There is nothing I hate more than kegel exercises.  A wise woman once told me that she religiously does Kegels at stoplights.  I’d stop f’ing driving. That’s what I would do. That or run a ton of red lights.

Kaveh’s drive is much stronger than mine. But for the record, I like to think I look pretty damn good naked.  I’ve gained weight since COVID but at least some of it has gone to my boobs.  For that reason, Kaveh feels like 2020 has still been a win. 😂

He’s funnier than me, genuinely more likable, saves lives, and is an excellent provider.  But I look better naked.  It’s just a fact. I proudly win that one, and consequently, it ups his sex drive.

Like many women, I need time to warm up to the idea of lovemaking. My brain doesn’t turn off at night.  I’m thinking about the kids, bills, and global warming right until the moment I close my eyes to sleep. 

Trump and his shenanigans can be to blame for the lull over the last few months.  CNN makes for awful soft-porn.  I suggest turning off your phones and tv at night. Unless it’s to watch Jamie Frasier from Outlander move hay-bales (read May 3rd).  That show easily increased our sex life threefold.

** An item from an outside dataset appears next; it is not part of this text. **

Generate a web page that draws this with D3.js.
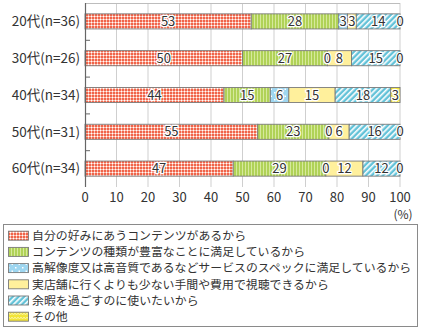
<!DOCTYPE html>
<html><head><meta charset="utf-8">
<script src="https://cdn.jsdelivr.net/npm/d3@7"></script>
<style>
body{margin:0;background:#fff;}
svg{display:block;font-family:"Noto Sans CJK JP","Noto Sans",sans-serif;}
</style></head>
<body><svg id="c" width="421" height="331"></svg>
<script>
const categories = ["20代(n=36)","30代(n=26)","40代(n=34)","50代(n=31)","60代(n=34)"];
const seriesNames = [
  "自分の好みにあうコンテンツがあるから",
  "コンテンツの種類が豊富なことに満足しているから",
  "高解像度又は高音質であるなどサービスのスペックに満足しているから",
  "実店舗に行くよりも少ない手間や費用で視聴できるから",
  "余暇を過ごすのに使いたいから",
  "その他"
];
const s1 = [52.78, 50.0, 44.12, 54.84, 47.06];
const s2 = [27.78, 26.92, 14.71, 22.58, 29.41];
const s3 = [2.78, 0, 5.88, 0, 0];
const s4 = [2.78, 7.69, 14.71, 6.45, 11.76];
const s5 = [13.89, 15.38, 17.65, 16.13, 11.76];
const s6 = [0, 0, 2.94, 0, 0];
const xTicks = [0,10,20,30,40,50,60,70,80,90,100];

(function(){
const series = [s1,s2,s3,s4,s5,s6];
const svg = d3.select("#c");
const defs = svg.append("defs");

function pat(id, w, h, bg, transform){
  const p = defs.append("pattern").attr("id", id).attr("patternUnits","userSpaceOnUse")
    .attr("width", w).attr("height", h);
  if (transform) p.attr("patternTransform", transform);
  p.append("rect").attr("width", w).attr("height", h).attr("fill", bg);
  return p;
}
let p = pat("p1", 3, 3, "#f0644a");
p.append("rect").attr("x",0).attr("y",1).attr("width",3).attr("height",1).attr("fill","#fbbcad");
p.append("rect").attr("x",1).attr("y",0).attr("width",1).attr("height",3).attr("fill","#fbbcad");
p.append("rect").attr("x",1).attr("y",1).attr("width",1).attr("height",1).attr("fill","#ffffff");
p = pat("p2", 3, 3, "#b0d257");
p.append("rect").attr("x",2).attr("y",0).attr("width",1).attr("height",3).attr("fill","#d6e99c");
p = pat("p3", 7, 7, "#9ed6f0");
p.append("rect").attr("x",1).attr("y",1).attr("width",1.5).attr("height",1.5).attr("fill","#ffffff");
p.append("rect").attr("x",4.5).attr("y",4.5).attr("width",1.5).attr("height",1.5).attr("fill","#ffffff");
p = pat("p4", 4, 4, "#fff09c");
p = pat("p5", 4, 4, "#62c2d8", "rotate(45)");
p.append("rect").attr("x",0).attr("y",0).attr("width",1.6).attr("height",4).attr("fill","#ffffff");
p = pat("p6", 6, 4, "#f2e43a");
p.append("path").attr("d","M0,1 L1.5,3 L3,1 L4.5,3 L6,1").attr("fill","none").attr("stroke","#fbf5a8").attr("stroke-width",0.9);
const fills = ["url(#p1)","url(#p2)","url(#p3)","url(#p4)","url(#p5)","url(#p6)"];

const pL = 85, pR = 400, pT = 3, pB = 187;
const x = d3.scaleLinear().domain([0,100]).range([pL,pR]);
const y = d3.scaleBand().domain(categories).range([pT,pB]).paddingInner(0.59).paddingOuter(0.295);
const band = d3.scaleBand().domain(categories).range([pT,pB]);

svg.append("g").selectAll("line").data(xTicks.slice(1)).join("line")
  .attr("x1", d=>x(d)).attr("x2", d=>x(d)).attr("y1", pT).attr("y2", pB)
  .attr("stroke", "#cfcfcf").attr("stroke-width", 1);
svg.append("line").attr("x1", pL).attr("x2", pR).attr("y1", pT+0.5).attr("y2", pT+0.5)
  .attr("stroke","#bdbdbd");

const stacked = categories.map((c,i)=>{
  let acc = 0;
  return series.map((s,k)=>{ const v = s[i]; const r = {cat:c, k, v, x0:acc, x1:acc+v}; acc += v; return r; });
});
const gBars = svg.append("g");
stacked.forEach(row=>{
  gBars.append("g").selectAll("rect").data(row.filter(d=>d.v>0)).join("rect")
    .attr("x", d=>x(d.x0)).attr("width", d=>x(d.x1)-x(d.x0))
    .attr("y", d=>y(d.cat)).attr("height", y.bandwidth())
    .attr("fill", d=>fills[d.k]).attr("stroke","#7a7a7a").attr("stroke-width",0.9);
});

svg.append("line").attr("x1", pL+0.5).attr("x2", pL+0.5).attr("y1", pT).attr("y2", pB)
  .attr("stroke","#666").attr("stroke-width",1.2);
svg.append("g").selectAll("line").data(categories.slice(1)).join("line")
  .attr("x1", pL).attr("x2", pL+5).attr("y1", d=>band(d)+0.5).attr("y2", d=>band(d)+0.5)
  .attr("stroke","#666").attr("stroke-width",1);

svg.append("g").selectAll("text").data(categories).join("text")
  .attr("x", 80).attr("y", d=>y(d)+y.bandwidth()/2).attr("dy","0.36em")
  .attr("text-anchor","end").attr("font-size", 13.5).attr("fill","#333").text(d=>d);

stacked.forEach(row=>{
  svg.append("g").selectAll("text").data(row).join("text")
    .attr("x", d=>x((d.x0+d.x1)/2)).attr("y", d=>y(d.cat)+y.bandwidth()/2).attr("dy","0.36em")
    .attr("text-anchor","middle").attr("font-size",13).attr("fill","#333")
    .attr("stroke","#fff").attr("stroke-width",2.5).attr("paint-order","stroke").attr("stroke-linejoin","round")
    .text(d=>Math.round(d.v));
});

svg.append("g").selectAll("text").data(xTicks).join("text")
  .attr("x", d=>x(d)).attr("y", 197).attr("dy","0.36em").attr("text-anchor","middle")
  .attr("font-size",13).attr("fill","#333").text(d=>d);
svg.append("text").attr("x", 403).attr("y", 215).attr("dy","0.36em").attr("text-anchor","middle")
  .attr("font-size",12).attr("fill","#333").text("(%)");

svg.append("rect").attr("x",3.5).attr("y",224.5).attr("width",414).attr("height",102)
  .attr("fill","#fff").attr("stroke","#8a8a8a");
const ly = d3.scalePoint().domain(seriesNames).range([235.7, 316.7]);
const lg = svg.append("g").selectAll("g").data(seriesNames).join("g");
lg.append("rect").attr("x",8.5).attr("y", d=>ly(d)-4.5).attr("width",20).attr("height",9)
  .attr("fill",(d,i)=>fills[i]).attr("stroke","#7a7a7a").attr("stroke-width",0.9);
lg.append("text").attr("x",32).attr("y", d=>ly(d)).attr("dy","0.36em")
  .attr("font-size",11.9).attr("fill","#333").text(d=>d);
})();
</script></body></html>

I suppose the question isn’t how frequently, how long, or how adventurous the lovemaking is but whether you are connecting with your partner and genuinely enjoying it. So just keep on doing what you’re doing.  Unless you aren’t doing it at all. Then yes, you need to have a conversation with your partner or you could just promptly sell the kids.  I can say that confidently because I have well over zero hours of marriage and sex therapy training.  So you really should listen to me. 

I’ve given you some of my thoughts. Now it’s your turn. You’re an adult, don’t be shy.  What do you think makes or breaks a healthy love life?